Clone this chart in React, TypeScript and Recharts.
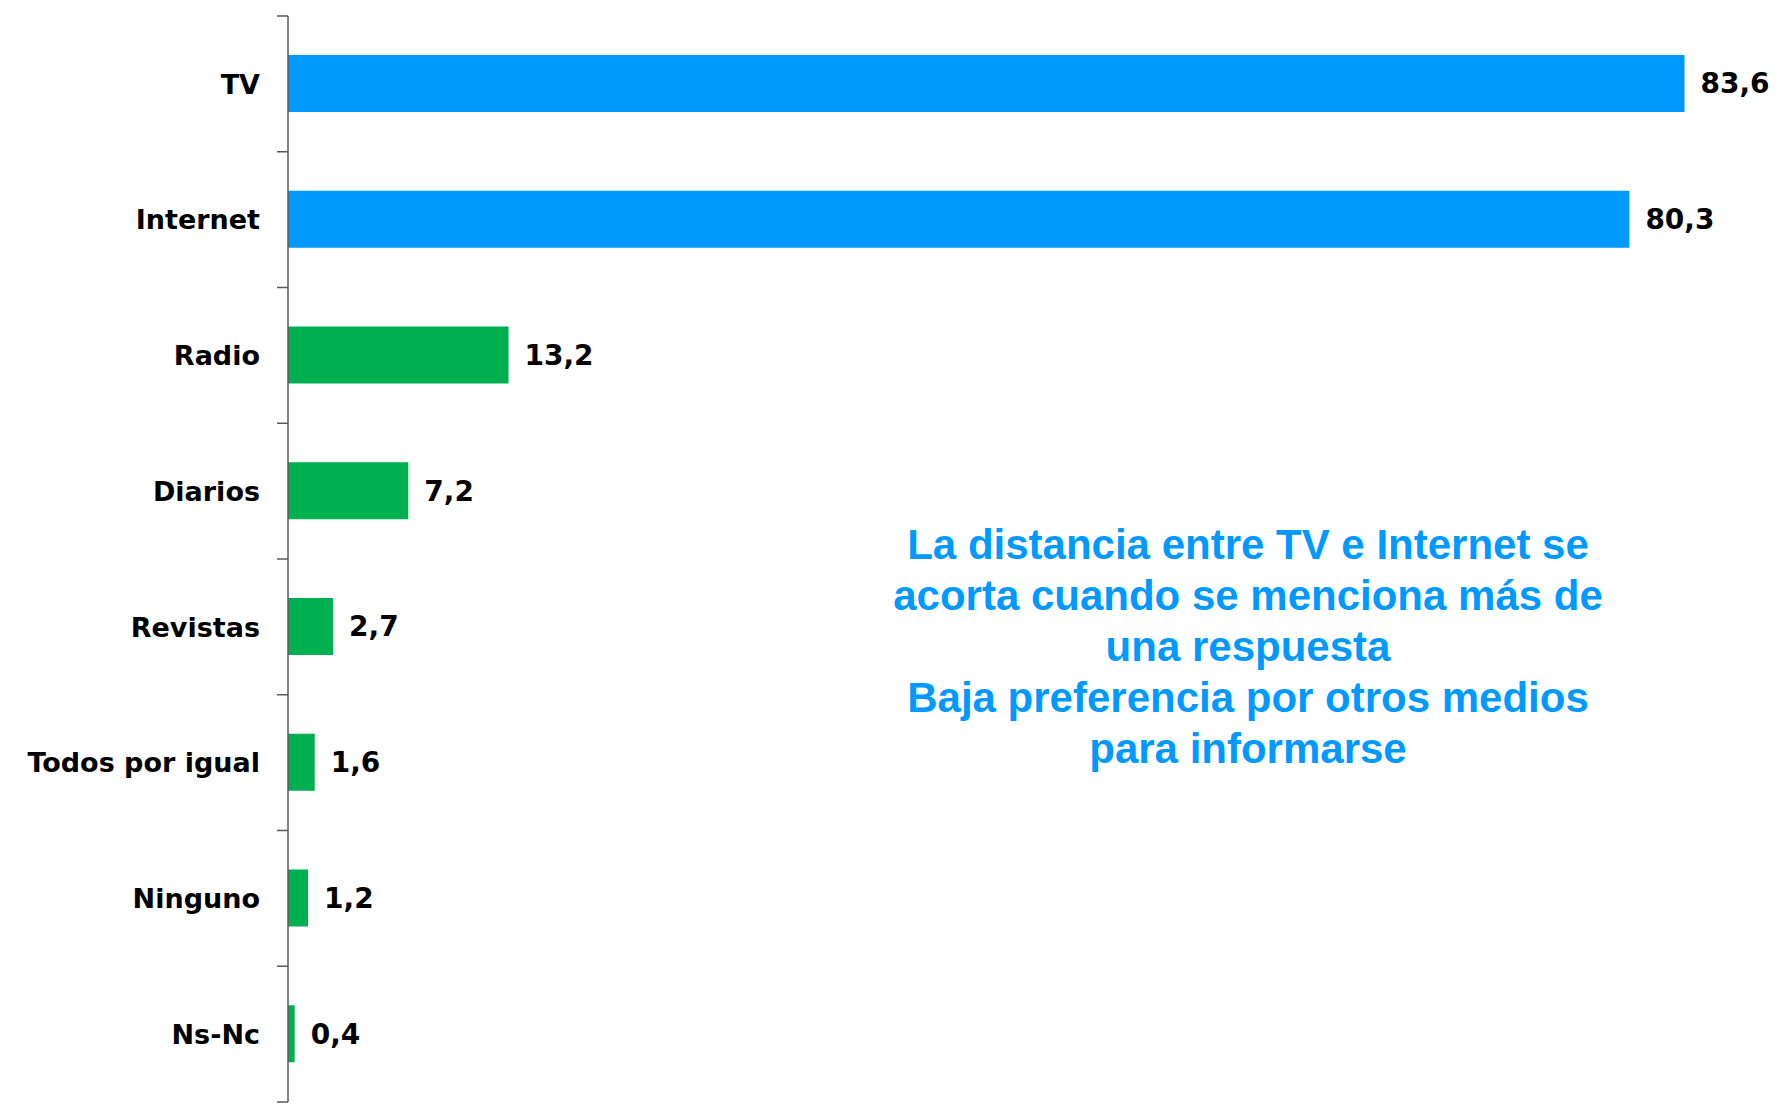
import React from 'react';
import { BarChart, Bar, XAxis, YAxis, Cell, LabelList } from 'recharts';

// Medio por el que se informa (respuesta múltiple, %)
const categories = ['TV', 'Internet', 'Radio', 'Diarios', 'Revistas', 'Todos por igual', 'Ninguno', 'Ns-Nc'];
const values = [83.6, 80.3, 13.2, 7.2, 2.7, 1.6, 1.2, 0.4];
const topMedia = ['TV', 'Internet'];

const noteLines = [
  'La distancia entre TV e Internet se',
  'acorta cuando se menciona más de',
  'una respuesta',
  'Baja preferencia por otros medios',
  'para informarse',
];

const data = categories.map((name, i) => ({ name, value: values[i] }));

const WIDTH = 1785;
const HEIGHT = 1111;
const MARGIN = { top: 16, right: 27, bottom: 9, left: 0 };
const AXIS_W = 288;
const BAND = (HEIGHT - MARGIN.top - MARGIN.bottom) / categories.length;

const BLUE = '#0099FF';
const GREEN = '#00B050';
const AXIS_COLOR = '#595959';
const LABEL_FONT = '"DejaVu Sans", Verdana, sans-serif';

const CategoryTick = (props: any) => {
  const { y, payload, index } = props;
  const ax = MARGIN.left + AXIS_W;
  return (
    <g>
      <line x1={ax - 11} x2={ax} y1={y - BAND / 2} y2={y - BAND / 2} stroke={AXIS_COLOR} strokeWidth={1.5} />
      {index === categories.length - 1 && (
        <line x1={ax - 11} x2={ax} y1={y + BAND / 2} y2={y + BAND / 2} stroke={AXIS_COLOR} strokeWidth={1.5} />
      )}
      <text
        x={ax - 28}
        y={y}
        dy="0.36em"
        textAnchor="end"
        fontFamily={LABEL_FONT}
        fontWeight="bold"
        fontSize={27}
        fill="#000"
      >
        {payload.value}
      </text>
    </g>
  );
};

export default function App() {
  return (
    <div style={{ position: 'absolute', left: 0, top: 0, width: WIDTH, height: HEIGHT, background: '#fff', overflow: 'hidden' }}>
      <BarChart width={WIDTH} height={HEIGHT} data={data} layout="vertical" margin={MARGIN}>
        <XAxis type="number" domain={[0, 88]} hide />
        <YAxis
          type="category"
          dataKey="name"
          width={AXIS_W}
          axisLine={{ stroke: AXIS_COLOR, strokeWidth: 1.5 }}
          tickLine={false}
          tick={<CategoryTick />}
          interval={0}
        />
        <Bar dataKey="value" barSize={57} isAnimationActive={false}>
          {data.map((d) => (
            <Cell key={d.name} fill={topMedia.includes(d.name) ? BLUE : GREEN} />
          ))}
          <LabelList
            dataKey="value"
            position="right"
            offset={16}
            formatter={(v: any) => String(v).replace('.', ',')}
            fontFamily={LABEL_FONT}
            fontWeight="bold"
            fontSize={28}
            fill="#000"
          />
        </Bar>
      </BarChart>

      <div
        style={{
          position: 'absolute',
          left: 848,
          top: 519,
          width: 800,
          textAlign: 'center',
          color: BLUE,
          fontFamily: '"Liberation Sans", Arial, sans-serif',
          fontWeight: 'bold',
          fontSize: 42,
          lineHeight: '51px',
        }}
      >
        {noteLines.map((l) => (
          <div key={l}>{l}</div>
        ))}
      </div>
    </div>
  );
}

YOUR OBJECTIVE:
Repeat the listing above exactly from its first line to the line containing "const BAND = (HEIGHT", both included, and omit the pictures.

FULL ANSWER:
Clone this chart in React, TypeScript and Recharts.
import React from 'react';
import { BarChart, Bar, XAxis, YAxis, Cell, LabelList } from 'recharts';

// Medio por el que se informa (respuesta múltiple, %)
const categories = ['TV', 'Internet', 'Radio', 'Diarios', 'Revistas', 'Todos por igual', 'Ninguno', 'Ns-Nc'];
const values = [83.6, 80.3, 13.2, 7.2, 2.7, 1.6, 1.2, 0.4];
const topMedia = ['TV', 'Internet'];

const noteLines = [
  'La distancia entre TV e Internet se',
  'acorta cuando se menciona más de',
  'una respuesta',
  'Baja preferencia por otros medios',
  'para informarse',
];

const data = categories.map((name, i) => ({ name, value: values[i] }));

const WIDTH = 1785;
const HEIGHT = 1111;
const MARGIN = { top: 16, right: 27, bottom: 9, left: 0 };
const AXIS_W = 288;
const BAND = (HEIGHT - MARGIN.top - MARGIN.bottom) / categories.length;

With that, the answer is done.